• **GIVEN PROBLEM**:
Reproduce all of the data below without alteration; exclude every picture.

• **AVAILABLE DATA**:
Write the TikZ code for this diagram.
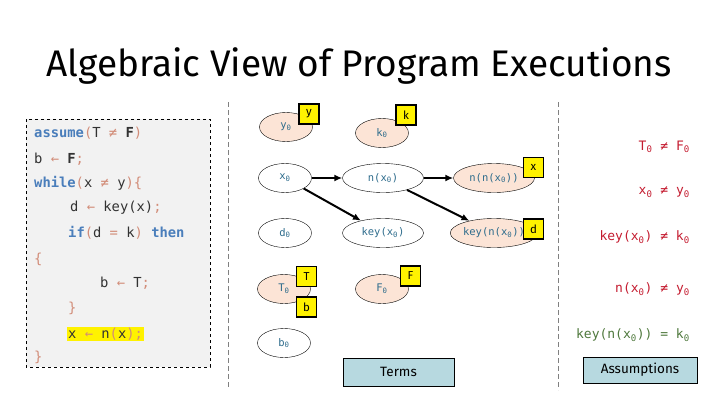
\documentclass[tikz,border=0pt]{standalone}
\usepackage{fontspec}
\usetikzlibrary{shapes.geometric,arrows.meta}
\setsansfont{Fira Sans}
\newfontfamily\codefont{DejaVu Sans Mono}

\definecolor{kwblue}{RGB}{74,126,187}
\definecolor{punct}{RGB}{210,140,120}
\definecolor{ident}{RGB}{50,50,50}
\definecolor{termtext}{RGB}{46,108,140}
\definecolor{peach}{RGB}{252,228,214}
\definecolor{boxblue}{RGB}{183,217,224}
\definecolor{codebg}{RGB}{242,242,242}
\definecolor{neqred}{RGB}{196,28,48}
\definecolor{eqgreen}{RGB}{78,120,60}

\newcommand{\kw}[1]{\textcolor{kwblue}{\textbf{#1}}}
\newcommand{\pu}[1]{\textcolor{punct}{#1}}
\newcommand{\zs}{\textsubscript{0}}

\begin{document}
\begin{tikzpicture}[x=1pt,y=-1pt,
    code/.style={anchor=west, inner sep=1pt, text=ident,
        font=\codefont\fontsize{13.8}{15}\selectfont},
    term/.style={draw, ellipse, minimum width=53pt, minimum height=29pt,
        inner sep=0pt, text=termtext, font=\codefont\fontsize{10.5}{12}\selectfont},
    wideterm/.style={term, minimum width=81pt},
    tag/.style={draw, line width=1.6pt, fill=yellow, minimum size=20pt,
        inner sep=0pt, font=\sffamily\fontsize{11.5}{12}\selectfont},
    fact/.style={anchor=east, inner sep=0pt,
        font=\codefont\fontsize{13}{15}\selectfont},
    caption/.style={draw, thick, fill=boxblue, inner sep=0pt,
        font=\sffamily\fontsize{13.5}{15}\selectfont},
    arr/.style={line width=2pt, -{Latex[length=8pt,width=7pt]}},
    sep/.style={gray, thick, dash pattern=on 5pt off 3pt}]

    \useasboundingbox (0,0) rectangle (720,405);

    \node[font=\sffamily\fontsize{37}{42}\selectfont] (title) at (359,66)
        {Algebraic View of Program Executions};

    % program
    \draw[dashed, fill=codebg] (26,119) rectangle (210,367);
    \node[code] (l1) at (33,133) {\kw{assume}\pu{(}T \pu{≠} \textbf{F}\pu{)}};
    \node[code] (l2) at (33,159) {b \pu{←} \textbf{F}\pu{;}};
    \node[code] (l3) at (33,183) {\kw{while}\pu{(}x \pu{≠} y\pu{)\{}};
    \node[code] (l4) at (69,208) {d \pu{←} key(x)\pu{;}};
    \node[code] (l5) at (67,233) {\kw{if}\pu{(}d \pu{=} k\pu{)} \kw{then}};
    \node[code] (l6) at (33,259) {\pu{\{}};
    \node[code] (l7) at (99,283) {b \pu{←} T\pu{;}};
    \node[code] (l8) at (67,308) {\pu{\}}};
    \node[code, fill=yellow] (l9) at (67,334) {x \pu{←} n\pu{(}x\pu{);}};
    \node[code] (l10) at (33,357) {\pu{\}}};

    \draw[sep] (228.5,102) -- (228.5,388);
    \draw[sep] (558,102) -- (558,390);

    % terms
    \node[term, fill=peach] (y0) at (286,127) {y\zs};
    \node[term, fill=peach] (k0) at (382,133) {k\zs};
    \node[term] (x0) at (285,178) {x\zs};
    \node[wideterm] (nx0) at (383,178) {n(x\zs)};
    \node[wideterm, fill=peach] (nnx0) at (494,178) {n(n(x\zs))};
    \node[term] (d0) at (285,233) {d\zs};
    \node[wideterm] (kx0) at (383,233) {key(x\zs)};
    \node[wideterm, fill=peach] (knx0) at (494,233) {key(n(x\zs))};
    \node[term, fill=peach] (T0) at (284,289) {T\zs};
    \node[term, fill=peach] (F0) at (382,289) {F\zs};
    \node[term] (b0) at (284,343) {b\zs};

    \draw[arr] (x0) -- (nx0);
    \draw[arr] (x0) -- (kx0);
    \draw[arr] (nx0) -- (nnx0);
    \draw[arr] (nx0) -- (knx0);

    \node[tag] (ytag) at (309,114) {y};
    \node[tag] (ktag) at (406,115) {k};
    \node[tag] (xtag) at (533.5,167.5) {x};
    \node[tag] (dtag) at (533.5,229) {d};
    \node[tag] (Ttag) at (306.5,276.5) {T};
    \node[tag] (btag) at (306.5,307) {b};
    \node[tag] (Ftag) at (410.5,276) {F};

    \node[caption, minimum width=111pt, minimum height=28pt] (terms) at (398.5,372) {Terms};

    % assumptions
    \node[fact, text=neqred] (a1) at (690,147) {T\zs{} ≠ F\zs};
    \node[fact, text=neqred] (a2) at (690,192) {x\zs{} ≠ y\zs};
    \node[fact, text=neqred] (a3) at (690,237) {key(x\zs) ≠ k\zs};
    \node[fact, text=neqred] (a4) at (690,289) {n(x\zs) ≠ y\zs};
    \node[fact, text=eqgreen] (a5) at (690,335) {key(n(x\zs)) = k\zs};

    \node[caption, minimum width=114pt, minimum height=26pt] (assume) at (640,370) {Assumptions};
\end{tikzpicture}
\end{document}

• **WORKED SOLUTION**:
Write the TikZ code for this diagram.
\documentclass[tikz,border=0pt]{standalone}
\usepackage{fontspec}
\usetikzlibrary{shapes.geometric,arrows.meta}
\setsansfont{Fira Sans}
\newfontfamily\codefont{DejaVu Sans Mono}

\definecolor{kwblue}{RGB}{74,126,187}
\definecolor{punct}{RGB}{210,140,120}
\definecolor{ident}{RGB}{50,50,50}
\definecolor{termtext}{RGB}{46,108,140}
\definecolor{peach}{RGB}{252,228,214}
\definecolor{boxblue}{RGB}{183,217,224}
\definecolor{codebg}{RGB}{242,242,242}
\definecolor{neqred}{RGB}{196,28,48}
\definecolor{eqgreen}{RGB}{78,120,60}

\newcommand{\kw}[1]{\textcolor{kwblue}{\textbf{#1}}}
\newcommand{\pu}[1]{\textcolor{punct}{#1}}
\newcommand{\zs}{\textsubscript{0}}

\begin{document}
\begin{tikzpicture}[x=1pt,y=-1pt,
    code/.style={anchor=west, inner sep=1pt, text=ident,
        font=\codefont\fontsize{13.8}{15}\selectfont},
    term/.style={draw, ellipse, minimum width=53pt, minimum height=29pt,
        inner sep=0pt, text=termtext, font=\codefont\fontsize{10.5}{12}\selectfont},
    wideterm/.style={term, minimum width=81pt},
    tag/.style={draw, line width=1.6pt, fill=yellow, minimum size=20pt,
        inner sep=0pt, font=\sffamily\fontsize{11.5}{12}\selectfont},
    fact/.style={anchor=east, inner sep=0pt,
        font=\codefont\fontsize{13}{15}\selectfont},
    caption/.style={draw, thick, fill=boxblue, inner sep=0pt,
        font=\sffamily\fontsize{13.5}{15}\selectfont},
    arr/.style={line width=2pt, -{Latex[length=8pt,width=7pt]}},
    sep/.style={gray, thick, dash pattern=on 5pt off 3pt}]

    \useasboundingbox (0,0) rectangle (720,405);

    \node[font=\sffamily\fontsize{37}{42}\selectfont] (title) at (359,66)
        {Algebraic View of Program Executions};

    % program
    \draw[dashed, fill=codebg] (26,119) rectangle (210,367);
    \node[code] (l1) at (33,133) {\kw{assume}\pu{(}T \pu{≠} \textbf{F}\pu{)}};
    \node[code] (l2) at (33,159) {b \pu{←} \textbf{F}\pu{;}};
    \node[code] (l3) at (33,183) {\kw{while}\pu{(}x \pu{≠} y\pu{)\{}};
    \node[code] (l4) at (69,208) {d \pu{←} key(x)\pu{;}};
    \node[code] (l5) at (67,233) {\kw{if}\pu{(}d \pu{=} k\pu{)} \kw{then}};
    \node[code] (l6) at (33,259) {\pu{\{}};
    \node[code] (l7) at (99,283) {b \pu{←} T\pu{;}};
    \node[code] (l8) at (67,308) {\pu{\}}};
    \node[code, fill=yellow] (l9) at (67,334) {x \pu{←} n\pu{(}x\pu{);}};
    \node[code] (l10) at (33,357) {\pu{\}}};

    \draw[sep] (228.5,102) -- (228.5,388);
    \draw[sep] (558,102) -- (558,390);

    % terms
    \node[term, fill=peach] (y0) at (286,127) {y\zs};
    \node[term, fill=peach] (k0) at (382,133) {k\zs};
    \node[term] (x0) at (285,178) {x\zs};
    \node[wideterm] (nx0) at (383,178) {n(x\zs)};
    \node[wideterm, fill=peach] (nnx0) at (494,178) {n(n(x\zs))};
    \node[term] (d0) at (285,233) {d\zs};
    \node[wideterm] (kx0) at (383,233) {key(x\zs)};
    \node[wideterm, fill=peach] (knx0) at (494,233) {key(n(x\zs))};
    \node[term, fill=peach] (T0) at (284,289) {T\zs};
    \node[term, fill=peach] (F0) at (382,289) {F\zs};
    \node[term] (b0) at (284,343) {b\zs};

    \draw[arr] (x0) -- (nx0);
    \draw[arr] (x0) -- (kx0);
    \draw[arr] (nx0) -- (nnx0);
    \draw[arr] (nx0) -- (knx0);

    \node[tag] (ytag) at (309,114) {y};
    \node[tag] (ktag) at (406,115) {k};
    \node[tag] (xtag) at (533.5,167.5) {x};
    \node[tag] (dtag) at (533.5,229) {d};
    \node[tag] (Ttag) at (306.5,276.5) {T};
    \node[tag] (btag) at (306.5,307) {b};
    \node[tag] (Ftag) at (410.5,276) {F};

    \node[caption, minimum width=111pt, minimum height=28pt] (terms) at (398.5,372) {Terms};

    % assumptions
    \node[fact, text=neqred] (a1) at (690,147) {T\zs{} ≠ F\zs};
    \node[fact, text=neqred] (a2) at (690,192) {x\zs{} ≠ y\zs};
    \node[fact, text=neqred] (a3) at (690,237) {key(x\zs) ≠ k\zs};
    \node[fact, text=neqred] (a4) at (690,289) {n(x\zs) ≠ y\zs};
    \node[fact, text=eqgreen] (a5) at (690,335) {key(n(x\zs)) = k\zs};

    \node[caption, minimum width=114pt, minimum height=26pt] (assume) at (640,370) {Assumptions};
\end{tikzpicture}
\end{document}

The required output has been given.